The Second Amendment, about which there is so much fuss, including interpretive gymnastics that can make it the object of fun, has an almost infinite import-to-words ratio. The full text is:
A well regulated militia, being necessary to the security of a free state, the right of the people to keep and bear arms shall not be infringed.
Yet it could have been even shorter. For example, instead of ratifying the above Amendment, the drafters could have said simply:
The right of the people to keep and bear arms shall not be infringed.
This would have preserved us from a lot of ludicrous interpretations that, beginning with a conclusion, try to reason backwards to give some account of the crazy militia business. It also would have saved us from the absurd but entertaining sight of these overfed old white men conducting their "training missions" in the woods and fields of rural America in anticipation of . . . something, don't really know what. The invasion of the Homeland by the jack-booted enemies of liberty who reside in their overwrought imaginations. Others, comparatively sane, probably just enjoy the sensation of having something hard in their pocket.
In other words, the Founders could have easily established an absolute right to gun ownership for private citizens, if that's what they had wanted to do.

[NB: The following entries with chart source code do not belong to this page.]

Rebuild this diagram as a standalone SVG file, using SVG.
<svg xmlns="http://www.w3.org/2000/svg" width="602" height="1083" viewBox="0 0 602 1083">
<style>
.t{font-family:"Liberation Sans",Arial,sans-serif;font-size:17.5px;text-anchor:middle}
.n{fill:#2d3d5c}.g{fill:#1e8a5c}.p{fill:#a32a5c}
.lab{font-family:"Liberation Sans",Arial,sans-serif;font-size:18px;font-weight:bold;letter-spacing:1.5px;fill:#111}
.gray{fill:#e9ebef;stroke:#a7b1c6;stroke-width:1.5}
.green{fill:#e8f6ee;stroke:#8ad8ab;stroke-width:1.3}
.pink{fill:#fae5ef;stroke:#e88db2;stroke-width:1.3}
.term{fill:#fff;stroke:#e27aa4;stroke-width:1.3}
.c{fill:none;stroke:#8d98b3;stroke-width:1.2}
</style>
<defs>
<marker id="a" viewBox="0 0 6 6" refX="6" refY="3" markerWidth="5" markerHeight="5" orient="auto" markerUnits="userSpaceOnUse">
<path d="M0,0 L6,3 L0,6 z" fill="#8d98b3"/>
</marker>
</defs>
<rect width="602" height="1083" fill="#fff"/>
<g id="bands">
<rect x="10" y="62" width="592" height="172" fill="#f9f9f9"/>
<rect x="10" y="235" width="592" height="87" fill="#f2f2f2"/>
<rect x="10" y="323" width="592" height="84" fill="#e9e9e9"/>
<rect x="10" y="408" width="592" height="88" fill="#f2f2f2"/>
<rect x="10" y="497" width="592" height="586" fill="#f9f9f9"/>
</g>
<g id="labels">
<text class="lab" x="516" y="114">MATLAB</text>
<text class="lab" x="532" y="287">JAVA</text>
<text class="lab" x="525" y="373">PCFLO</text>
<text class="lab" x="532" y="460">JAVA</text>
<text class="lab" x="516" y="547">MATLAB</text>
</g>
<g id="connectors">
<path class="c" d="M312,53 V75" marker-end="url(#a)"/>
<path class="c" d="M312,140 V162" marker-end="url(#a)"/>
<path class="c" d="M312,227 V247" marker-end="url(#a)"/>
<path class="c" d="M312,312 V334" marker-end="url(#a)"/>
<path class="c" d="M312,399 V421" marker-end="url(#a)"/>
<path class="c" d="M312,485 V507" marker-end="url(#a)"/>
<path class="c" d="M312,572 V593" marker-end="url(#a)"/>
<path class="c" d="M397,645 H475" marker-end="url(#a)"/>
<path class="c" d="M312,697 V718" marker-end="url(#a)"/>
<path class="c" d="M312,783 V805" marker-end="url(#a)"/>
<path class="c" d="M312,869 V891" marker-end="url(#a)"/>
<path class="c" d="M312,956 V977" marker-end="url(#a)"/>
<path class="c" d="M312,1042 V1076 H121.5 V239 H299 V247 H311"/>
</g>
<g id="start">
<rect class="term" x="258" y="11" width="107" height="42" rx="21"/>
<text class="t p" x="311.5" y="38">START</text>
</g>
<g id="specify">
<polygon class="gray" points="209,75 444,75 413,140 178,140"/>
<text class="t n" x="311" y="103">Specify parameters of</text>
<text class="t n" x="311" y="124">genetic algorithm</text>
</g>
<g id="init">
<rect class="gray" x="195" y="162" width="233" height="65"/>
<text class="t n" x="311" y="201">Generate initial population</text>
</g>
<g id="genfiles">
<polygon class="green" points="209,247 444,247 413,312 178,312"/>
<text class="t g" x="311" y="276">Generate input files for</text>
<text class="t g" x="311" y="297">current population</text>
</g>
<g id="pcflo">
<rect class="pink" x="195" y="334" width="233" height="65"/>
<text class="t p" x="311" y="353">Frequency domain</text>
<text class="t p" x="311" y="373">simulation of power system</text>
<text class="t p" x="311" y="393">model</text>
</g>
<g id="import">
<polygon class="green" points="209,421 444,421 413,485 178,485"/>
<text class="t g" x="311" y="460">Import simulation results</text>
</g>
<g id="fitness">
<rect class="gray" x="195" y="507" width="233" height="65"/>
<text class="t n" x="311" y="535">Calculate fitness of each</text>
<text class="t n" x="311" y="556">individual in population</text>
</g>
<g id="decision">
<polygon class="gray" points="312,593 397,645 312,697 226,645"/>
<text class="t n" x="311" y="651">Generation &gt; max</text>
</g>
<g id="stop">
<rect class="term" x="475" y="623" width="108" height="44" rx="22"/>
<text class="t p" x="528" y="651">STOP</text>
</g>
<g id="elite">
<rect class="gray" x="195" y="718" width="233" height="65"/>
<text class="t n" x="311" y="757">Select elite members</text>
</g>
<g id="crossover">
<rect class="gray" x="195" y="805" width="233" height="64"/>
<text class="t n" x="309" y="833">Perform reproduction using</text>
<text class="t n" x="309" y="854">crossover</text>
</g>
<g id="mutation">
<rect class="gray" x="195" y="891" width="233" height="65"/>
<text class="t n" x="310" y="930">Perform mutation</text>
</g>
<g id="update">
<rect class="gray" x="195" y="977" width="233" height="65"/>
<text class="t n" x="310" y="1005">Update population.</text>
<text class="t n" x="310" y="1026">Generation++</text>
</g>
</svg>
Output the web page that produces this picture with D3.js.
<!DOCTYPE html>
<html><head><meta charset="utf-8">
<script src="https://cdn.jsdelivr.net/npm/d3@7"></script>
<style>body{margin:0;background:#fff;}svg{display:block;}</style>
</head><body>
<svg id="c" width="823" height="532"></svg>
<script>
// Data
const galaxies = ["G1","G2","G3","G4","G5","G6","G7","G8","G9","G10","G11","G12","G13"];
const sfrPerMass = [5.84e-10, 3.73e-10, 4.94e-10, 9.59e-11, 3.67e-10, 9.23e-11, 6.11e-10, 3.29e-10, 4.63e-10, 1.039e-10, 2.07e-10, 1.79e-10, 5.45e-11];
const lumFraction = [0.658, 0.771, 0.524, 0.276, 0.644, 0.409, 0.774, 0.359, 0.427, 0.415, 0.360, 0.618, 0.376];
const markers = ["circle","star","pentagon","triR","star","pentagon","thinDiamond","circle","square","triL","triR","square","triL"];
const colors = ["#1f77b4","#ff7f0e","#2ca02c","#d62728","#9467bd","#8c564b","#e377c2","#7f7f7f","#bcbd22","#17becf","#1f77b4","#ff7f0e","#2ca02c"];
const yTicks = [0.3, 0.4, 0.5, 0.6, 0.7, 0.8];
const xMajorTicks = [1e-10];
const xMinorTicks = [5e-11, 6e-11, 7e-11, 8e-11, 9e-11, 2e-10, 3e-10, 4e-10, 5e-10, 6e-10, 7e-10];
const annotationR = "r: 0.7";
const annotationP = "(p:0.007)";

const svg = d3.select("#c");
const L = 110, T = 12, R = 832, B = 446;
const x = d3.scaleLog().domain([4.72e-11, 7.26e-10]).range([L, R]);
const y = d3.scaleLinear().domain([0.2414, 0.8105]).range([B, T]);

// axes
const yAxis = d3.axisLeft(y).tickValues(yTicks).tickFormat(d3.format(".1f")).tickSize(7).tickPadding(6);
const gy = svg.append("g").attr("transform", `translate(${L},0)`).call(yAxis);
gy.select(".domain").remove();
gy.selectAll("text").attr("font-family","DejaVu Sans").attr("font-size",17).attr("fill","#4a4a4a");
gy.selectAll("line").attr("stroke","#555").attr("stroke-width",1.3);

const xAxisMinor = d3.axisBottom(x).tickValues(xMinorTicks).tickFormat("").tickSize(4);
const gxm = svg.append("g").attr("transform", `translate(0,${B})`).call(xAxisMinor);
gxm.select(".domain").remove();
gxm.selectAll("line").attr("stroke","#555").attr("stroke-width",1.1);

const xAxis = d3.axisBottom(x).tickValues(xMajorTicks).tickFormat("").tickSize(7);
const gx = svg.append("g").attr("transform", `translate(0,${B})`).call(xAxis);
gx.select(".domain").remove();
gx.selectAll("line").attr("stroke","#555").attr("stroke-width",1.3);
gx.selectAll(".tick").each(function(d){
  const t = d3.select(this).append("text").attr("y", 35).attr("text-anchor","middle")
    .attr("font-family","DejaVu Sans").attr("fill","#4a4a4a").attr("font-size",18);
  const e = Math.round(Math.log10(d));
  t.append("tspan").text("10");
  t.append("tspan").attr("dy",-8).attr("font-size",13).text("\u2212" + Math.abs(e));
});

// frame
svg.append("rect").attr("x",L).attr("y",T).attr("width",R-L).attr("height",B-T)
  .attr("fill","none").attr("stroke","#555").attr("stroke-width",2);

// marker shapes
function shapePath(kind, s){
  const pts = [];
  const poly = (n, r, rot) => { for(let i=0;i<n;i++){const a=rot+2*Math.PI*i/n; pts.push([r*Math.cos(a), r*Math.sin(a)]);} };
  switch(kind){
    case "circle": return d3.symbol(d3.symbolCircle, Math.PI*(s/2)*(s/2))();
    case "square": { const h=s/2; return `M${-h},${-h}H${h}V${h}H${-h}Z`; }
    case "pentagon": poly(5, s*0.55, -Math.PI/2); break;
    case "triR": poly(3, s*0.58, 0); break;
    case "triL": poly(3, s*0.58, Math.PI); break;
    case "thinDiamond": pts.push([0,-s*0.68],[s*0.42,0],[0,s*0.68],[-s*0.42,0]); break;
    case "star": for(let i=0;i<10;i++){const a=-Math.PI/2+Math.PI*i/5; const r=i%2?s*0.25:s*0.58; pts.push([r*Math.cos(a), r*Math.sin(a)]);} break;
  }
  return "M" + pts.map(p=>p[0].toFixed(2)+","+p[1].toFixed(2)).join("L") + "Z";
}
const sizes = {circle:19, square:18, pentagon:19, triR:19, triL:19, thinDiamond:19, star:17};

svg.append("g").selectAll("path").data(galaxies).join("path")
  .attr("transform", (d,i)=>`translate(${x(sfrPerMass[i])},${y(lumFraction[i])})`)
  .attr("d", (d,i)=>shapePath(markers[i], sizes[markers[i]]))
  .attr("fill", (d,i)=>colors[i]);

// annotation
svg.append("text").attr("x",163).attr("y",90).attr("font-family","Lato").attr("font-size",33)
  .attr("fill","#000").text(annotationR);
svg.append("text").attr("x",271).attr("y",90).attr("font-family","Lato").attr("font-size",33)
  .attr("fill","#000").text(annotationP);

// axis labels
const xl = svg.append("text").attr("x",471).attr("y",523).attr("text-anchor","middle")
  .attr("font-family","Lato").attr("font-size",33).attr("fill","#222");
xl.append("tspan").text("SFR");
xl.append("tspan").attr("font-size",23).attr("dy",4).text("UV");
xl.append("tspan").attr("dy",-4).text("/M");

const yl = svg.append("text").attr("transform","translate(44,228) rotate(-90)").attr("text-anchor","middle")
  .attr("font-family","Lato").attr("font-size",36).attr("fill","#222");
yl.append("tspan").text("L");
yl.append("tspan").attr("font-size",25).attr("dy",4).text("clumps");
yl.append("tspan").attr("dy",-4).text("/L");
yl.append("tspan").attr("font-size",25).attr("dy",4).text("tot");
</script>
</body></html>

That they did something else may be seen by indulging ourselves in just a little speculation. Suppose the Second Amendment said only
The right of the people to keep and bear arms shall not be infringed.
and that, 250 years later, some do-gooding liberals, effeminately alarmed by an epidemic of gun violence, proposed to amend the Amendment by appending an opaque introductory clause. Isn't it obvious that all the self-described patriots would be furious? They'd recognize the proposal for what it in fact would be, the first move in a game of chess the object of which is to place restrictions on gun ownership. But the Amendment with the opaque introductory clause--the one that might allow for guns to be regulated somewhat like liquor and tobacco and motor vehicles--is the one the Founding Fathers actually did ratify.